The Montessori classroom provides a prepared environment in where children can be driven naturally to work and learn. The children’s inherent love of learning is encouraged by giving them the opportunity to be spontaneous, and engage in meaningful activities under the guidance of a trained instructor. Through their work, children develop concentration, motivation, persistence, and discipline. Within this framework of order they progress at their pace and rhythm according to their individual capabilities.
Acquiring a love of learning and learning how to learn, is our goal. With this in mind, we have organized our curriculum, which is more progressive than traditional curriculum. We have based our curriculum on the Maria Montessori teachings. The curriculum presents lessons simply and concretely in the early years, and is introduced again in a more abstract and complex presentation during the subsequent years.
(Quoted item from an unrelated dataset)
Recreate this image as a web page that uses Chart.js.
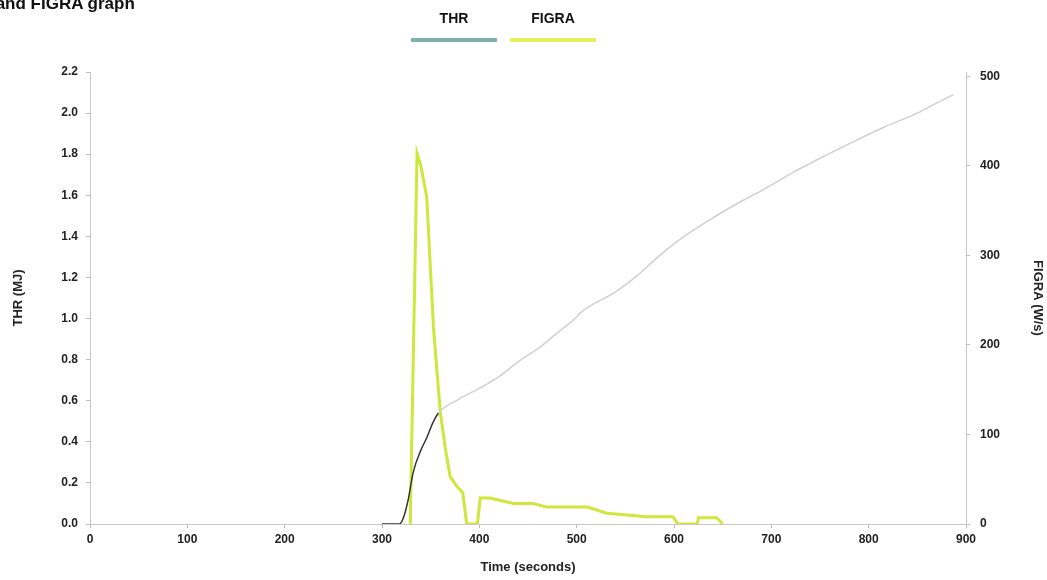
<!DOCTYPE html>
<html>
<head>
<meta charset="utf-8">
<script src="https://cdn.jsdelivr.net/npm/chart.js@4.4.1/dist/chart.umd.min.js"></script>
<style>
  html, body { margin: 0; padding: 0; background: #fff; overflow: hidden; }
  #wrap { position: relative; width: 1047px; height: 580px; overflow: hidden; }
  #title { position: absolute; left: -44px; top: -5px; font: bold 17px/17px "Liberation Sans", Arial, sans-serif; color: #111; white-space: nowrap; }
  canvas { position: absolute; left: 0; top: 0; }
</style>
</head>
<body>
<div id="wrap">
  <canvas id="chart" width="1047" height="580"></canvas>
  <div id="title">THR and FIGRA graph</div>
</div>
<script>
// THR (MJ), left axis
const thrTime   = [300, 318, 322, 327, 332, 340, 346, 352, 358, 380, 400, 421, 440, 462, 480, 496, 507, 540, 560, 586, 599, 620, 640, 665, 689, 722, 750, 784, 815, 850, 870, 887];
const thrValues = [0, 0, 0.03, 0.12, 0.25, 0.36, 0.42, 0.49, 0.54, 0.61, 0.66, 0.72, 0.79, 0.86, 0.93, 0.99, 1.04, 1.13, 1.20, 1.31, 1.36, 1.43, 1.49, 1.56, 1.62, 1.71, 1.78, 1.86, 1.93, 2.00, 2.05, 2.09];

// FIGRA (W/s), right axis
const figraTime   = [329, 336, 340, 346, 353, 360, 365, 370, 377, 383, 387, 398, 401, 411, 435, 455, 469, 511, 531, 572, 599, 604, 624, 625, 644, 650];
const figraValues = [0, 414, 400, 365, 217, 124, 85, 53, 42, 35, 0, 0, 29, 29, 23, 23, 19, 19, 12, 8, 8, 0, 0, 7, 7, 0];

const xTicks = [0, 100, 200, 300, 400, 500, 600, 700, 800, 900];
const figraTicks = [0, 100, 200, 300, 400, 500];

const toPoints = (xs, ys) => xs.map((x, i) => ({ x: x, y: ys[i] }));

const tickFont = { family: '"Liberation Sans", Arial, sans-serif', size: 12, weight: 'bold' };
const titleFont = { family: '"Liberation Sans", Arial, sans-serif', size: 13, weight: 'bold' };

// legend: label text above a thick line
const topLegend = {
    id: 'topLegend',
    afterDraw(chart) {
        const ctx = chart.ctx;
        const centers = [454, 553];
        ctx.save();
        ctx.font = 'bold 14px "Liberation Sans Narrow", "Liberation Sans", Arial, sans-serif';
        ctx.textAlign = 'center';
        ctx.textBaseline = 'middle';
        chart.data.datasets.forEach((ds, i) => {
            const cx = centers[i];
            ctx.fillStyle = '#111';
            ctx.fillText(ds.label, cx, 19);
            ctx.strokeStyle = ds.legendColor;
            ctx.lineWidth = 4;
            ctx.beginPath();
            ctx.moveTo(cx - 43, 40);
            ctx.lineTo(cx + 43, 40);
            ctx.stroke();
        });
        ctx.restore();
    }
};

new Chart('chart', {
    type: 'line',
    data: {
        datasets: [{
            label: 'THR',
            data: toPoints(thrTime, thrValues),
            yAxisID: 'y',
            legendColor: '#7fb3a9',
            borderColor: '#7fb3a9',
            borderWidth: 1.5,
            pointRadius: 0,
            cubicInterpolationMode: 'monotone',
            segment: {
                borderColor: (c) => c.p0.parsed.x < 358 ? '#333' : '#d0d0d0'
            }
        }, {
            label: 'FIGRA',
            data: toPoints(figraTime, figraValues),
            yAxisID: 'y1',
            legendColor: '#e6f05c',
            borderColor: '#cde83c',
            borderWidth: 3,
            pointRadius: 0,
            tension: 0
        }]
    },
    options: {
        responsive: false,
        animation: false,
        layout: { padding: { top: 72, left: 0, right: 0, bottom: 0 } },
        plugins: {
            legend: { display: false },
            tooltip: { enabled: false }
        },
        scales: {
            x: {
                type: 'linear',
                min: 0,
                max: 900,
                afterBuildTicks: (s) => { s.ticks = xTicks.map(v => ({ value: v })); },
                afterFit: (s) => { s.height = 56; },
                grid: { drawOnChartArea: false, color: '#bbb', tickLength: 4 },
                border: { color: '#c8c8c8' },
                ticks: { font: tickFont, color: '#222', padding: 4, maxRotation: 0 },
                title: { display: true, text: 'Time (seconds)', font: titleFont, color: '#222', padding: { top: 2, bottom: 5 } }
            },
            y: {
                position: 'left',
                min: 0,
                max: 2.2,
                afterFit: (s) => { s.width = 90; },
                grid: { drawOnChartArea: false, color: '#bbb', tickLength: 4 },
                border: { color: '#c8c8c8' },
                ticks: { stepSize: 0.2, font: tickFont, color: '#222', padding: 8, callback: (v) => v.toFixed(1) },
                title: { display: true, text: 'THR (MJ)', font: titleFont, color: '#222', padding: { top: 11, bottom: 4 } }
            },
            y1: {
                position: 'right',
                min: 0,
                max: 505,
                afterBuildTicks: (s) => { s.ticks = figraTicks.map(v => ({ value: v })); },
                afterFit: (s) => { s.width = 81; },
                grid: { drawOnChartArea: false, color: '#bbb', tickLength: 4 },
                border: { color: '#c8c8c8' },
                ticks: { font: tickFont, color: '#222', padding: 10, callback: (v) => String(v) },
                title: { display: true, text: 'FIGRA (W/s)', font: titleFont, color: '#222', padding: { top: 2, bottom: 4 } }
            }
        }
    },
    plugins: [topLegend]
});
</script>
</body>
</html>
When did Montessori begin?
Dr. Maria Montessori, the creator of what is called “The Montessori Method of Education,” based this new education on her scientific observations of young children’s behavior. As the first woman physician to graduate from the University of Rome, Montessori became involved with education as a doctor treating children labeled as retarded. Then in 1907 she was invited to open a child care center for the children of desperately poor families in the San Lorenzo slums of Rome.
She called it a “A Children’s House,” and based the program on her observations that young children learn best in a home-like setting, filled with developmentally appropriate materials that provide experiences contributing to the growth of self-motivated, independent learners.
Montessori’s dynamic theories included such revolutionary premises as:
- Children are to be respected as different from adults and as individuals who are different from one another.
- Children create themselves through purposeful activity.
- The most important years for learning are from birth to age six.
- Children possess unusual sensitivity and mental powers for absorbing and learning from their environment, which includes people, as well as, materials.
She carried her message throughout the world, including the United States as early as 1912. After an enthusiastic first response, interest in the U.S. waned until a re-introduction of the method in the mid-1950’s, followed by the organization of the American Montessori Society in 1960.